The Long Reach of Childhood Health

Featured in print Bulletin on Aging & Health

Policy makers everywhere are interested in the health of their populations, and therefore concerned about the link between health and economic status. Whether one looks across countries, across individuals in the same country, or across time within a given country, the story is the same - being richer is associated with better health. While this link is well-established, however, the direction of causality is not. Does low economic status lead to poor health, or does poor health lead to low economic status, or both?

In Causes and Consequences of Early Life Health (NBER Working Paper 15637), researchers Anne Case and Christina Paxson focus on a specific aspect of this question: the association between childhood health and economic and health outcomes later in life.

The authors note that relatively little is known about the impact of early life health on adult labor force outcomes because there are few data sets that follow individuals from birth through adulthood. In light of this challenge, researchers have recently begun to use height as a marker of early life health and nutrition. The authors use five longitudinal data sets from the U.S. and Britain to examine the impact of height on later life outcomes.

Previous research suggests that final adult height depends on several factors, including genes, environmental conditions, and interactions of these. Differences in average heights across countries and the increase in heights in the developed world in the 20th century are believed to be due largely to environmental factors. Environmental conditions thought to affect height include prenatal factors such as maternal smoking and low birth weight, as well as early childhood exposure to poor nutrition, infections, and psychosocial stress. Some research suggests that these factors affect health throughout life.

Turning to their analysis, the authors find that height is associated with improved economic outcomes in all five of their data sets. Each additional inch of height is associated with an increase in schooling of 0.05 to 0.16 years and an increase in the probability that men work of 0.2 to 0.6 percentage points. Height affects earnings as well - using the midpoint of their estimates, moving from the 25th to 75th percentile of height is associated with an 8 percent increase in earnings.

Height is associated with better adult health as well. Taller individuals report better overall health and fewer long-standing illnesses and are less likely to be disabled. In older adulthood, taller individuals have fewer problems with activities of daily living and are less likely to be depressed. Taller adults also perform better on cognitive tests.

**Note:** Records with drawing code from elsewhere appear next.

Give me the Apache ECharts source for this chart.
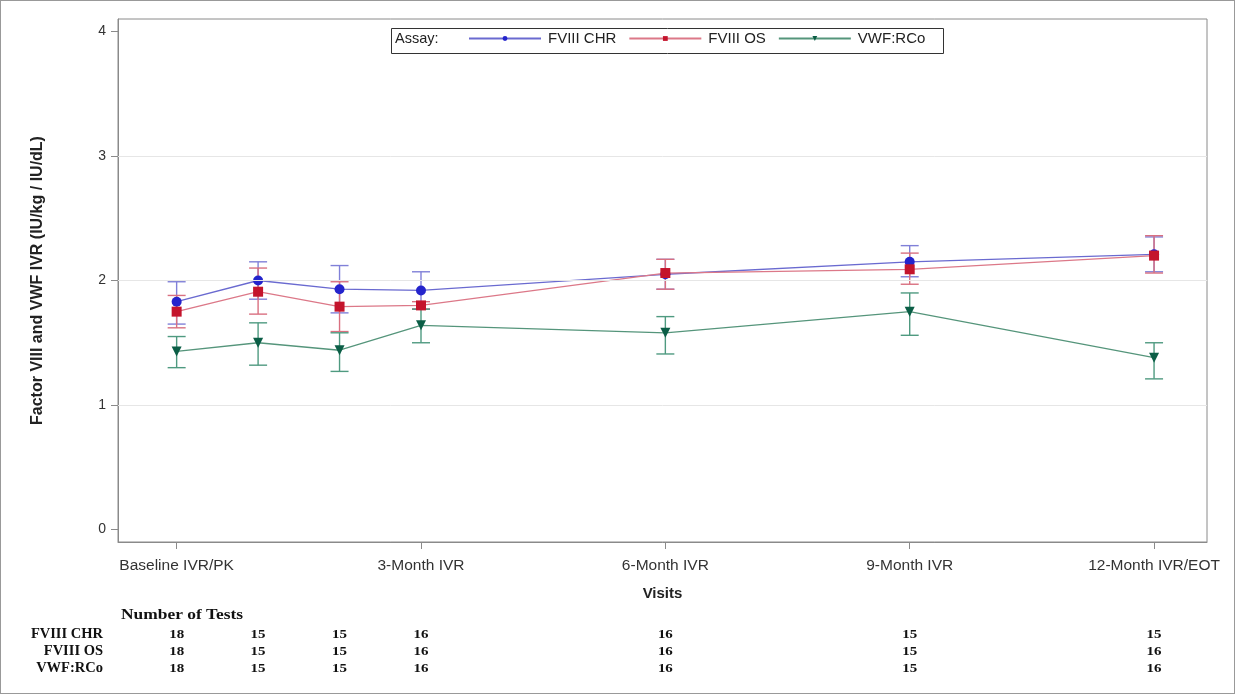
<!DOCTYPE html>
<html>
<head>
<meta charset="utf-8">
<script src="https://cdn.jsdelivr.net/npm/echarts@6/dist/echarts.min.js"></script>
<style>
html,body{margin:0;padding:0;background:#fff;}
#c{width:1235px;height:694px;box-sizing:border-box;border:1px solid #999;}
</style>
</head>
<body>
<div id="c"></div>
<script>
// ---- data ----
var visitMonths = [0, 1, 2, 3, 6, 9, 12];
var tickMonths = [0, 3, 6, 9, 12];
var tickLabels = {0: 'Baseline IVR/PK', 3: '3-Month IVR', 6: '6-Month IVR', 9: '9-Month IVR', 12: '12-Month IVR/EOT'};
var seriesNames = ['FVIII CHR', 'FVIII OS', 'VWF:RCo'];

var chrMean  = [1.83, 2.00, 1.93, 1.92, 2.05, 2.15, 2.21];
var chrUpper = [1.99, 2.15, 2.12, 2.07, 2.17, 2.28, 2.35];
var chrLower = [1.65, 1.85, 1.74, 1.77, 1.93, 2.03, 2.07];

var osMean  = [1.75, 1.91, 1.79, 1.80, 2.06, 2.09, 2.20];
var osUpper = [1.88, 2.10, 1.99, 1.83, 2.17, 2.22, 2.36];
var osLower = [1.62, 1.73, 1.59, 1.77, 1.93, 1.97, 2.06];

var vwfMean  = [1.43, 1.50, 1.44, 1.64, 1.58, 1.75, 1.38];
var vwfUpper = [1.55, 1.66, 1.58, 1.77, 1.71, 1.90, 1.50];
var vwfLower = [1.30, 1.32, 1.27, 1.50, 1.41, 1.56, 1.21];

var chrN = [18, 15, 15, 16, 16, 15, 15];
var osN  = [18, 15, 15, 16, 16, 15, 16];
var vwfN = [18, 15, 15, 16, 16, 15, 16];

var yTicks = [0, 1, 2, 3, 4];
var gridLevels = [1, 2, 3];

// ---- build ----
var chart = echarts.init(document.getElementById('c'), null, {renderer: 'canvas'});

var lineColors = ['#6a6ad0', '#dc7888', '#55957b'];
var markColors = ['#2424cc', '#c4142c', '#0b5e46'];
var barColors = ['#8080d8', '#d97080', '#4f9a80'];
var axisGrey = '#8a8a8a';

function pts(means) { return visitMonths.map(function (m, i) { return [m, means[i]]; }); }
function bars(lo, hi) { return visitMonths.map(function (m, i) { return [m, lo[i], hi[i]]; }); }

function errSeries(name, lo, hi, color) {
  return {
    type: 'custom', name: name + ' err', xAxisIndex: 0, yAxisIndex: 0, silent: true, z: 2,
    data: bars(lo, hi),
    renderItem: function (params, api) {
      var x = api.value(0);
      var a = api.coord([x, api.value(1)]);
      var b = api.coord([x, api.value(2)]);
      var w = 9;
      var st = {stroke: color, lineWidth: 1.4};
      return {type: 'group', children: [
        {type: 'line', shape: {x1: a[0], y1: a[1], x2: b[0], y2: b[1]}, style: st},
        {type: 'line', shape: {x1: a[0] - w, y1: a[1], x2: a[0] + w, y2: a[1]}, style: st},
        {type: 'line', shape: {x1: b[0] - w, y1: b[1], x2: b[0] + w, y2: b[1]}, style: st}
      ]};
    }
  };
}

function lineSeries(name, means, i, symbol, size, rot) {
  return {
    type: 'line', name: name, data: pts(means), xAxisIndex: 0, yAxisIndex: 0, z: 3,
    symbol: symbol, symbolSize: size, symbolRotate: rot || 0, showAllSymbol: true,
    lineStyle: {color: lineColors[i], width: 1.3},
    itemStyle: {color: markColors[i]},
    animation: false
  };
}

function countSeries(counts, row) {
  return {
    type: 'custom', xAxisIndex: 1, yAxisIndex: 1, silent: true,
    data: visitMonths.map(function (m, i) { return [m, row, counts[i]]; }),
    renderItem: function (params, api) {
      var p = api.coord([api.value(0), api.value(1)]);
      return {type: 'text', x: p[0], y: p[1], scaleX: 1.15,
        style: {text: String(api.value(2)), font: 'bold 13px "Liberation Serif"', fill: '#111',
          align: 'center', verticalAlign: 'middle'}};
    }
  };
}

var gridSeries = {
  type: 'line', xAxisIndex: 0, yAxisIndex: 0, data: [], silent: true,
  markLine: {silent: true, symbol: 'none', label: {show: false},
    lineStyle: {color: '#e6e6e6', type: 'solid', width: 1},
    data: gridLevels.map(function (v) { return {yAxis: v}; })}
};

var option = {
  animation: false,
  backgroundColor: '#fff',
  grid: [
    {left: 117, right: 27, top: 18, bottom: 151, containLabel: false, outerBoundsMode: 'none',
      show: true, borderColor: axisGrey, borderWidth: 1},
    {left: 117, right: 27, top: 625, height: 51, containLabel: false, outerBoundsMode: 'none'}
  ],
  xAxis: [
    {type: 'value', gridIndex: 0, min: -0.72, max: 12.65,
      name: 'Visits', nameLocation: 'middle', nameGap: 44,
      nameTextStyle: {fontFamily: 'Liberation Sans', fontWeight: 'bold', fontSize: 15, color: '#222'},
      axisLine: {show: true, onZero: false, lineStyle: {color: axisGrey}},
      axisTick: {show: true, length: 7, customValues: tickMonths, lineStyle: {color: axisGrey}},
      axisLabel: {customValues: tickMonths, margin: 16, fontFamily: 'Liberation Sans', fontSize: 15.5, color: '#333',
        formatter: function (v) { return tickLabels[v] || ''; }},
      splitLine: {show: false}},
    {type: 'value', gridIndex: 1, min: -0.72, max: 12.65, show: false}
  ],
  yAxis: [
    {type: 'value', gridIndex: 0, min: -0.1, max: 4.1,
      name: 'Factor VIII and VWF IVR (IU/kg / IU/dL)', nameLocation: 'middle', nameGap: 72,
      nameTextStyle: {fontFamily: 'Liberation Sans', fontWeight: 'bold', fontSize: 16, color: '#222'},
      axisLine: {show: true, onZero: false, lineStyle: {color: axisGrey}},
      axisTick: {show: true, length: 7, customValues: yTicks, lineStyle: {color: axisGrey}},
      axisLabel: {customValues: yTicks, margin: 12, fontFamily: 'Liberation Sans', fontSize: 14, color: '#333'},
      splitLine: {show: false}},
    {type: 'category', gridIndex: 1, inverse: true, data: seriesNames,
      axisLine: {show: false}, axisTick: {show: false},
      axisLabel: {interval: 0, hideOverlap: false, margin: 15, fontFamily: 'Liberation Serif', fontWeight: 'bold',
        fontSize: 14.5, color: '#111', align: 'right'}}
  ],
  legend: {
    data: seriesNames, left: 462, top: 25, itemWidth: 72, itemHeight: 6, itemGap: 12,
    textStyle: {fontFamily: 'Liberation Sans', fontSize: 15, color: '#222', padding: [0, 0, 0, 2]},
    selectedMode: false
  },
  graphic: [
    {type: 'rect', left: 388, top: 25, shape: {width: 552, height: 25},
      style: {fill: 'none', stroke: '#333', lineWidth: 1}},
    {type: 'text', left: 394, top: 30, style: {text: 'Assay:', font: '14.5px "Liberation Sans"', fill: '#222'}},
    {type: 'text', x: 120, y: 607, scaleX: 1.2, style: {text: 'Number of Tests', font: 'bold 14.5px "Liberation Serif"', fill: '#111'}}
  ],
  series: [
    gridSeries,
    errSeries('FVIII CHR', chrLower, chrUpper, barColors[0]),
    errSeries('FVIII OS', osLower, osUpper, barColors[1]),
    errSeries('VWF:RCo', vwfLower, vwfUpper, barColors[2]),
    lineSeries('FVIII CHR', chrMean, 0, 'circle', 10),
    lineSeries('FVIII OS', osMean, 1, 'rect', 10),
    lineSeries('VWF:RCo', vwfMean, 2, 'triangle', 10, 180),
    countSeries(chrN, 'FVIII CHR'),
    countSeries(osN, 'FVIII OS'),
    countSeries(vwfN, 'VWF:RCo')
  ]
};
chart.setOption(option);
</script>
</body>
</html>
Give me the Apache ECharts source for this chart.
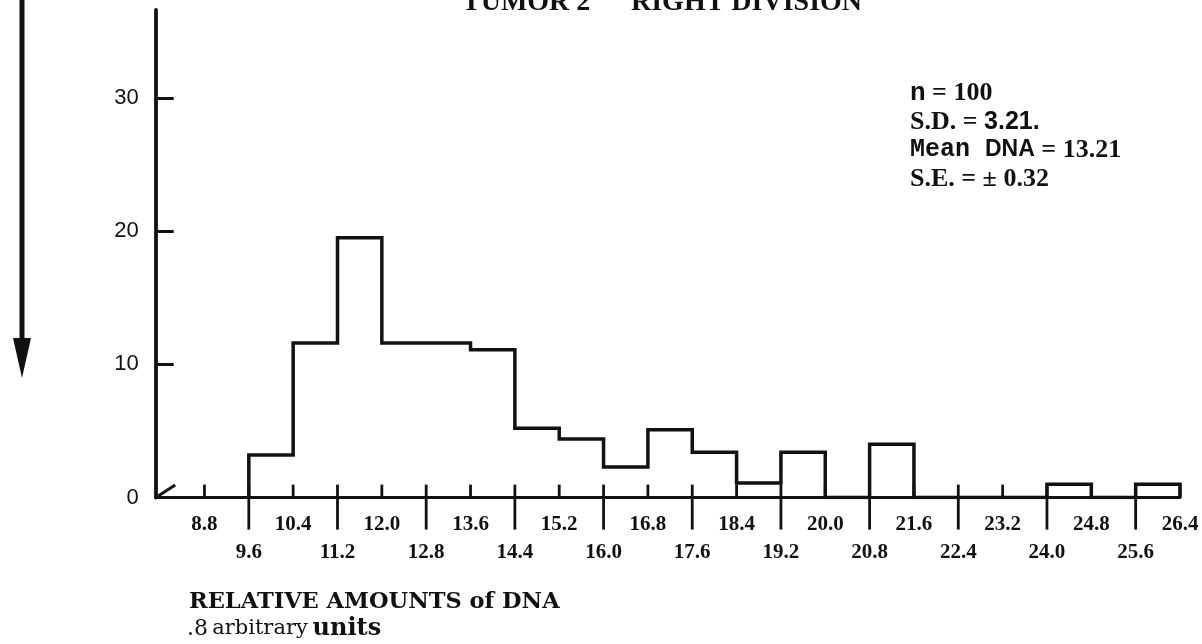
<!DOCTYPE html>
<html>
<head>
<meta charset="utf-8">
<script src="https://cdn.jsdelivr.net/npm/echarts@6/dist/echarts.min.js"></script>
<style>
  html, body { margin: 0; padding: 0; background: #ffffff; }
  #chart { width: 1202px; height: 644px; }
</style>
</head>
<body>
<div id="chart"></div>
<script>
// DNA content histogram, tumor 2 right division.
// Lower edge of each 0.8-unit bin and the number of nuclei in that bin.
const binStarts = [9.6, 10.4, 11.2, 12.0, 12.8, 13.6, 14.4, 15.2, 16.0, 16.8, 17.6,
                   18.4, 19.2, 20.0, 20.8, 21.6, 22.4, 23.2, 24.0, 24.8, 25.6];
const counts    = [3.2, 11.6, 19.5, 11.6, 11.6, 11.1, 5.2, 4.4, 2.3, 5.1, 3.4,
                   1.1, 3.4, 0, 4.0, 0, 0, 0, 1.0, 0, 1.0];
const binWidth = 0.8;

// x-axis labels, set in two staggered rows
const upperLabels = ['8.8', '10.4', '12.0', '13.6', '15.2', '16.8', '18.4', '20.0', '21.6', '23.2', '24.8', '26.4'];
const lowerLabels = ['9.6', '11.2', '12.8', '14.4', '16.0', '17.6', '19.2', '20.8', '22.4', '24.0', '25.6'];

// y-axis labels and ticks
const yLabels = [0, 10, 20, 30];
const yTicks = [10, 20, 30];

const xMin = 7.92, xMax = 26.4, yMax = 36.6;

// outline of the histogram as a stepped polyline
const stepData = [[binStarts[0], 0]];
binStarts.forEach((b, i) => stepData.push([b, counts[i]]));
stepData.push([binStarts[binStarts.length - 1] + binWidth, 0]);

// tick marks with their labels (row 0 = upper, row 1 = lower)
const tickItems = upperLabels.map(s => ({ value: [parseFloat(s), 0], label: s }))
  .concat(lowerLabels.map(s => ({ value: [parseFloat(s), 1], label: s })));

const INK = '#111111';
const SERIF = '"Liberation Serif", "Times New Roman", serif';
const WIDE_SERIF = '"DejaVu Serif", serif';
const SANS = '"Liberation Sans", Arial, sans-serif';
const MONO = '"Liberation Mono", "Courier New", monospace';

const chart = echarts.init(document.getElementById('chart'), null, { renderer: 'canvas' });

chart.setOption({
  animation: false,
  backgroundColor: '#ffffff',
  grid: { left: 155.7, right: 22, top: 10, bottom: 146.4, containLabel: false, outerBoundsMode: 'none' },
  xAxis: {
    type: 'value', min: xMin, max: xMax,
    axisLine: { show: true, onZero: true, lineStyle: { color: INK, width: 2.8 } },
    axisTick: { show: false },
    axisLabel: { show: false },
    splitLine: { show: false }
  },
  yAxis: {
    type: 'value', min: 0, max: yMax, interval: 10,
    axisLine: { show: true, lineStyle: { color: INK, width: 3.8 } },
    axisTick: { show: true, inside: true, length: 18, customValues: yTicks, lineStyle: { color: INK, width: 3 } },
    axisLabel: { customValues: yLabels, color: INK, fontFamily: SANS, fontSize: 22, margin: 17 },
    splitLine: { show: false }
  },
  series: [
    {
      name: 'counts',
      type: 'line',
      step: 'end',
      data: stepData,
      symbol: 'none',
      lineStyle: { color: INK, width: 3.5, join: 'miter' },
      z: 5,
      silent: true
    },
    {
      name: 'x ticks',
      type: 'custom',
      coordinateSystem: 'cartesian2d',
      data: tickItems,
      clip: false,
      silent: true,
      z: 4,
      renderItem: function (params, api) {
        const v = api.value(0);
        const row = api.value(1);
        const p = api.coord([v, 0]);
        const item = tickItems[params.dataIndex];
        const y1 = p[1] - 13;
        const y2 = row ? p[1] + 32 : p[1];
        return {
          type: 'group',
          children: [
            { type: 'line', shape: { x1: p[0], y1: y1, x2: p[0], y2: y2 },
              style: { stroke: INK, lineWidth: 2.8 } },
            { type: 'text',
              style: { text: item.label, x: p[0], y: p[1] + (row ? 55 : 27),
                       align: 'center', verticalAlign: 'middle',
                       font: 'bold 21px ' + SERIF, fill: INK } }
          ]
        };
      }
    },
    {
      name: 'origin',
      type: 'custom',
      coordinateSystem: 'cartesian2d',
      data: [[xMin, 0]],
      clip: false,
      silent: true,
      renderItem: function (params, api) {
        const p = api.coord([api.value(0), api.value(1)]);
        return { type: 'line', shape: { x1: p[0] + 2.5, y1: p[1] - 1.5, x2: p[0] + 19.5, y2: p[1] - 12.5 },
                 style: { stroke: INK, lineWidth: 3 } };
      }
    }
  ],
  graphic: [
    // downward arrow at the left margin
    { type: 'line', shape: { x1: 22, y1: 0, x2: 22, y2: 345 }, style: { stroke: INK, lineWidth: 5 } },
    { type: 'polygon', shape: { points: [[13, 338], [31, 338], [22, 378]] }, style: { fill: INK } },
    // heading
    { type: 'text', x: 462, y: 3,
      style: { text: 'TUMOR 2', font: 'bold 28px ' + SERIF, fill: INK, verticalAlign: 'middle' } },
    { type: 'text', x: 631, y: 3,
      style: { text: 'RIGHT DIVISION', font: 'bold 28px ' + SERIF, fill: INK, verticalAlign: 'middle' } },
    // summary statistics
    { type: 'text', x: 910, y: 93,
      style: { text: '{c|n}{t| = 100}', verticalAlign: 'middle',
               rich: { c: { font: 'bold 26px ' + MONO, fill: INK }, t: { font: 'bold 26px ' + SERIF, fill: INK } } } },
    { type: 'text', x: 910, y: 122,
      style: { text: '{t|S.D. = }{a|3.21.}', verticalAlign: 'middle',
               rich: { t: { font: 'bold 26px ' + SERIF, fill: INK }, a: { font: 'bold 25px ' + SANS, fill: INK } } } },
    { type: 'text', x: 910, y: 150,
      style: { text: '{c|Mean }{a|DNA}{t| = 13.21}', verticalAlign: 'middle',
               rich: { c: { font: 'bold 25px ' + MONO, fill: INK }, a: { font: 'bold 23px ' + SANS, fill: INK },
                       t: { font: 'bold 26px ' + SERIF, fill: INK } } } },
    { type: 'text', x: 910, y: 179,
      style: { text: '{t|S.E. = ± 0.32}', verticalAlign: 'middle',
               rich: { t: { font: 'bold 26px ' + SERIF, fill: INK } } } },
    // axis caption
    { type: 'text', x: 189, y: 602.5,
      style: { text: 'RELATIVE AMOUNTS of DNA', font: 'bold 22.5px ' + WIDE_SERIF, fill: INK,
               verticalAlign: 'middle' } },
    { type: 'text', x: 187, y: 629,
      style: { text: '{a|.8}{b|\u2009arbitrary}{c|\u2009units}', verticalAlign: 'middle',
               rich: { a: { font: '22px ' + WIDE_SERIF, fill: INK }, b: { font: '21px ' + WIDE_SERIF, fill: INK },
                       c: { font: 'bold 24px ' + WIDE_SERIF, fill: INK } } } }
  ]
});
</script>
</body>
</html>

Does childhood health affect adult outcomes primarily by influencing educational attainment, which then affects adult labor force and health outcomes, or does it have independent, long-run effects on these measures? To answer this, the authors re-estimate their models controlling for schooling. They find that the effects of height decline but are still significant, suggesting that childhood health has direct effects on adult outcomes.

These results underscore the importance of early childhood, but shed little light on which specific aspects of childhood are being captured by height. To explore this, the authors conduct an analysis with the National Longitudinal Survey of Youth (NLSY) and the follow-on study of children of NLSY respondents. This data set includes information on the children's educational outcomes, health during childhood, and the prenatal environment to which they were exposed. Importantly, the data set includes siblings, which allows the authors to control for genetic material and unmeasured environmental factors siblings share, so they can test whether measured differences in the environment (such as in exposure to maternal smoking) are associated with differences in outcomes.

The authors find that taller children have higher educational attainment and are more likely to be in the right grade for their age. They verify that these differences are not the result of taller children starting school earlier, nor of taller children having higher self-esteem. Rather, they are consistent with taller children having higher cognitive ability.

Finally, they explore why some children are taller than others, particularly within sibling pairs. They find that birth length and weight are positively associated with adult height. Maternal smoking and drinking affect birth length and weight, but have no independent effect on adult height. Lack of prenatal care also depresses adult height.

The authors note that understanding the long-run consequences of child health may help policy makers assess the benefits of interventions that improve child health and may be useful in making projections of trends in adult morbidity and disability. Their findings suggest "height, which reflects (in part) environmental conditions in the prenatal and early childhood periods, can be used to understand the long-run consequences of childhood health." While they caution that the environments in which children are being raised today are quite different from those experienced by the oldest individuals in their data, the fact that children born in the last two decades have poorer cognitive performance and schooling outcomes "indicate that child health is likely to remain an important determinant of health and economic status once these children reach adulthood."

The authors acknowledge funding from the Demography of Aging Center at Princeton University, funded under National Institute of Aging grant P30 AG024361.